● **Data excerpt**

>> Begin

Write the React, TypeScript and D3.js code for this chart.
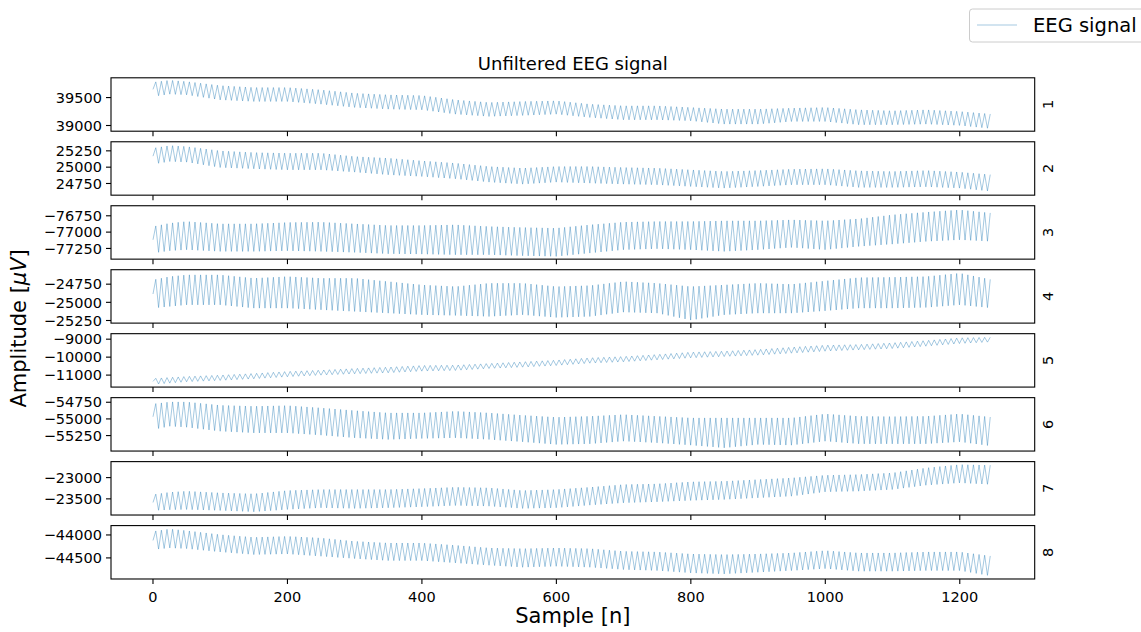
import React from "react";
import * as d3 from "d3";

const knots = [0, 25, 50, 100, 150, 200, 250, 300, 350, 400, 450, 500, 550, 600, 650, 700, 750, 800, 850, 900, 950, 1000, 1050, 1100, 1150, 1200, 1249];

// Upper (peaks) and lower (troughs) envelopes, µV
const ch1Upper = [39775, 39810, 39787, 39715, 39680, 39680, 39638, 39578, 39549, 39537, 39459, 39412, 39430, 39442, 39382, 39352, 39352, 39323, 39293, 39293, 39311, 39323, 39281, 39263, 39281, 39251, 39203];
const ch1Lower = [39519, 39561, 39549, 39459, 39430, 39430, 39382, 39323, 39293, 39281, 39203, 39162, 39180, 39203, 39144, 39102, 39102, 39084, 39025, 39025, 39072, 39072, 39013, 39013, 39025, 39001, 38942];

const ch2Upper = [25291, 25331, 25316, 25250, 25224, 25214, 25214, 25163, 25138, 25097, 25061, 25010, 24985, 25010, 25010, 24995, 24985, 24959, 24934, 24949, 24969, 24975, 24944, 24934, 24949, 24924, 24883];
const ch2Lower = [25046, 25087, 25077, 24995, 24975, 24959, 24959, 24924, 24883, 24857, 24822, 24771, 24740, 24771, 24755, 24740, 24730, 24704, 24679, 24704, 24730, 24730, 24689, 24689, 24699, 24679, 24628];

const ch3Upper = [-76914, -76863, -76837, -76873, -76873, -76852, -76847, -76873, -76898, -76898, -76888, -76914, -76929, -76939, -76888, -76847, -76837, -76837, -76827, -76827, -76812, -76827, -76796, -76735, -76694, -76659, -76710];
const ch3Lower = [-77321, -77286, -77270, -77296, -77296, -77286, -77296, -77311, -77332, -77337, -77347, -77347, -77362, -77372, -77321, -77270, -77255, -77270, -77296, -77270, -77235, -77270, -77219, -77184, -77143, -77118, -77143];

const ch4Upper = [-24691, -24645, -24622, -24622, -24668, -24645, -24668, -24668, -24714, -24760, -24783, -24737, -24737, -24783, -24769, -24714, -24737, -24783, -24760, -24737, -24751, -24705, -24659, -24654, -24645, -24599, -24691];
const ch4Lower = [-25080, -25057, -25035, -25035, -25080, -25080, -25103, -25126, -25149, -25172, -25181, -25195, -25172, -25209, -25195, -25135, -25149, -25245, -25172, -25149, -25149, -25117, -25080, -25080, -25071, -25035, -25080];

const ch5Upper = [-11187, -11131, -11076, -11002, -10909, -10798, -10724, -10631, -10557, -10465, -10446, -10353, -10261, -10168, -10039, -9965, -9853, -9724, -9668, -9576, -9446, -9335, -9298, -9205, -9076, -8927, -8890];
const ch5Lower = [-11520, -11446, -11372, -11298, -11205, -11094, -11002, -10928, -10872, -10780, -10742, -10631, -10557, -10465, -10335, -10261, -10150, -10039, -9965, -9890, -9779, -9668, -9594, -9520, -9390, -9242, -9150];

const ch6Upper = [-54775, -54745, -54745, -54795, -54810, -54800, -54835, -54875, -54910, -54910, -54885, -54910, -54945, -54975, -54960, -54935, -54960, -54985, -54985, -54985, -54985, -54925, -54960, -54965, -54960, -54925, -54975];
const ch6Lower = [-55160, -55110, -55125, -55185, -55210, -55210, -55244, -55284, -55309, -55294, -55284, -55309, -55344, -55384, -55374, -55334, -55359, -55394, -55434, -55384, -55394, -55334, -55374, -55374, -55374, -55344, -55409];

const ch7Upper = [-23398, -23343, -23319, -23359, -23382, -23304, -23280, -23280, -23280, -23257, -23226, -23241, -23304, -23280, -23226, -23163, -23147, -23100, -23085, -23046, -23007, -22944, -22928, -22889, -22772, -22694, -22709];
const ch7Lower = [-23773, -23757, -23750, -23773, -23804, -23750, -23710, -23726, -23710, -23687, -23656, -23672, -23726, -23710, -23648, -23593, -23570, -23538, -23515, -23476, -23437, -23335, -23319, -23280, -23179, -23124, -23163];

const ch8Upper = [-43921, -43870, -43906, -43993, -44051, -44030, -44066, -44138, -44175, -44175, -44225, -44283, -44298, -44283, -44298, -44356, -44370, -44414, -44428, -44414, -44392, -44341, -44392, -44392, -44370, -44370, -44464];
const ch8Lower = [-44319, -44283, -44298, -44370, -44428, -44414, -44464, -44515, -44559, -44559, -44609, -44660, -44704, -44682, -44704, -44754, -44776, -44827, -44849, -44812, -44776, -44733, -44790, -44790, -44776, -44776, -44899];

const uppers = [ch1Upper, ch2Upper, ch3Upper, ch4Upper, ch5Upper, ch6Upper, ch7Upper, ch8Upper];
const lowers = [ch1Lower, ch2Lower, ch3Lower, ch4Lower, ch5Lower, ch6Lower, ch7Lower, ch8Lower];

const channelNames = ["1", "2", "3", "4", "5", "6", "7", "8"];

// y-axis value ranges of each panel
const yDomains = [
  [38898, 39854],
  [24571, 25389],
  [-77414, -76596],
  [-25286, -24551],
  [-11667, -8694],
  [-55482, -54681],
  [-23880, -22624],
  [-44959, -43796],
];

const yTicks = [
  [39000, 39500],
  [24750, 25000, 25250],
  [-77250, -77000, -76750],
  [-25250, -25000, -24750],
  [-11000, -10000, -9000],
  [-55250, -55000, -54750],
  [-23500, -23000],
  [-44500, -44000],
];

const xTicks = [0, 200, 400, 600, 800, 1000, 1200];
const LAST_SAMPLE = 1249;
const PERIOD = 8.33; // samples per oscillation cycle

const W = 1141;
const H = 632;
const LEFT = 111;
const RIGHT = 1034.7;
const TOP0 = 77.8;
const PITCH = 63.97;
const PANEL_H = 53.4;
const FONT = "DejaVu Sans, sans-serif";
const LINE_COLOR = "#1f77b4";

const fmt = (v: number) => (v < 0 ? "\u2212" + Math.abs(v) : String(v));

function buildPoints(ci: number): [number, number][] {
  const up = d3.scaleLinear().domain(knots).range(uppers[ci]);
  const lo = d3.scaleLinear().domain(knots).range(lowers[ci]);
  const pts: [number, number][] = [];
  pts.push([0, (up(0) + lo(0)) / 2]);
  const half = PERIOD / 2;
  for (let k = 1; k * half <= LAST_SAMPLE; k++) {
    const t = k * half;
    pts.push([t, k % 2 === 1 ? up(t) : lo(t)]);
  }
  return pts;
}

export default function App() {
  const x = d3.scaleLinear().domain([-62.45, 1311.45]).range([LEFT, RIGHT]);

  const panels = channelNames.map((name, i) => {
    const top = TOP0 + PITCH * i;
    const bottom = top + PANEL_H;
    const y = d3.scaleLinear().domain(yDomains[i]).range([bottom, top]);
    const line = d3
      .line<[number, number]>()
      .x((d) => x(d[0]))
      .y((d) => y(d[1]));
    const path = line(buildPoints(i)) || "";
    const isLast = i === channelNames.length - 1;
    return (
      <g key={name}>
        <defs>
          <clipPath id={`clip${i}`}>
            <rect x={LEFT} y={top} width={RIGHT - LEFT} height={PANEL_H} />
          </clipPath>
        </defs>
        <path
          d={path}
          fill="none"
          stroke={LINE_COLOR}
          strokeWidth={0.5}
          strokeOpacity={0.8}
          clipPath={`url(#clip${i})`}
        />
        <rect
          x={LEFT}
          y={top}
          width={RIGHT - LEFT}
          height={PANEL_H}
          fill="none"
          stroke="#000"
          strokeWidth={1.1}
        />
        {yTicks[i].map((t) => (
          <g key={t}>
            <line x1={LEFT - 5} x2={LEFT} y1={y(t)} y2={y(t)} stroke="#000" strokeWidth={1.1} />
            <text
              x={LEFT - 9}
              y={y(t)}
              dy="0.36em"
              textAnchor="end"
              fontSize={14.5}
              fontFamily={FONT}
              fill="#000"
            >
              {fmt(t)}
            </text>
          </g>
        ))}
        {xTicks.map((t) => (
          <g key={t}>
            <line x1={x(t)} x2={x(t)} y1={bottom} y2={bottom + 5} stroke="#000" strokeWidth={1.1} />
            {isLast && (
              <text
                x={x(t)}
                y={bottom + 23}
                textAnchor="middle"
                fontSize={14.5}
                fontFamily={FONT}
                fill="#000"
              >
                {t}
              </text>
            )}
          </g>
        ))}
        <text
          transform={`translate(${RIGHT + 13}, ${top + PANEL_H / 2}) rotate(-90)`}
          textAnchor="middle"
          dy="0.36em"
          fontSize={14.5}
          fontFamily={FONT}
          fill="#000"
        >
          {name}
        </text>
      </g>
    );
  });

  const midY = (TOP0 + TOP0 + PITCH * 7 + PANEL_H) / 2;
  const midX = (LEFT + RIGHT) / 2;

  return (
    <svg width={W} height={H} style={{ position: "absolute", left: 0, top: 0, background: "#fff" }}>
      <rect x={0} y={0} width={W} height={H} fill="#fff" />
      {panels}
      <text x={midX} y={70} textAnchor="middle" fontSize={18} fontFamily={FONT} fill="#000">
        Unfiltered EEG signal
      </text>
      <text x={midX} y={623} textAnchor="middle" fontSize={21} fontFamily={FONT} fill="#000">
        Sample [n]
      </text>
      <text
        transform={`translate(26, ${midY}) rotate(-90)`}
        textAnchor="middle"
        fontSize={21}
        fontFamily={FONT}
        fill="#000"
      >
        Amplitude [<tspan fontStyle="italic">μV</tspan>]
      </text>
      <g>
        <rect x={969.5} y={9} width={190} height={33} rx={3} fill="#fff" fillOpacity={0.8} stroke="#cccccc" strokeWidth={1} />
        <line x1={977} x2={1017} y1={25} y2={25} stroke={LINE_COLOR} strokeWidth={0.5} strokeOpacity={0.8} />
        <text x={1033} y={32} fontSize={19.5} fontFamily={FONT} fill="#000">
          EEG signal
        </text>
      </g>
    </svg>
  );
}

>> End

● **What the task requires**
Restate exactly, please, only the lines between the start of the data and the line containing "1150, 1200, 1249];", both ends included, skipping the pictures.

● **Completed task**
Write the React, TypeScript and D3.js code for this chart.
import React from "react";
import * as d3 from "d3";

const knots = [0, 25, 50, 100, 150, 200, 250, 300, 350, 400, 450, 500, 550, 600, 650, 700, 750, 800, 850, 900, 950, 1000, 1050, 1100, 1150, 1200, 1249];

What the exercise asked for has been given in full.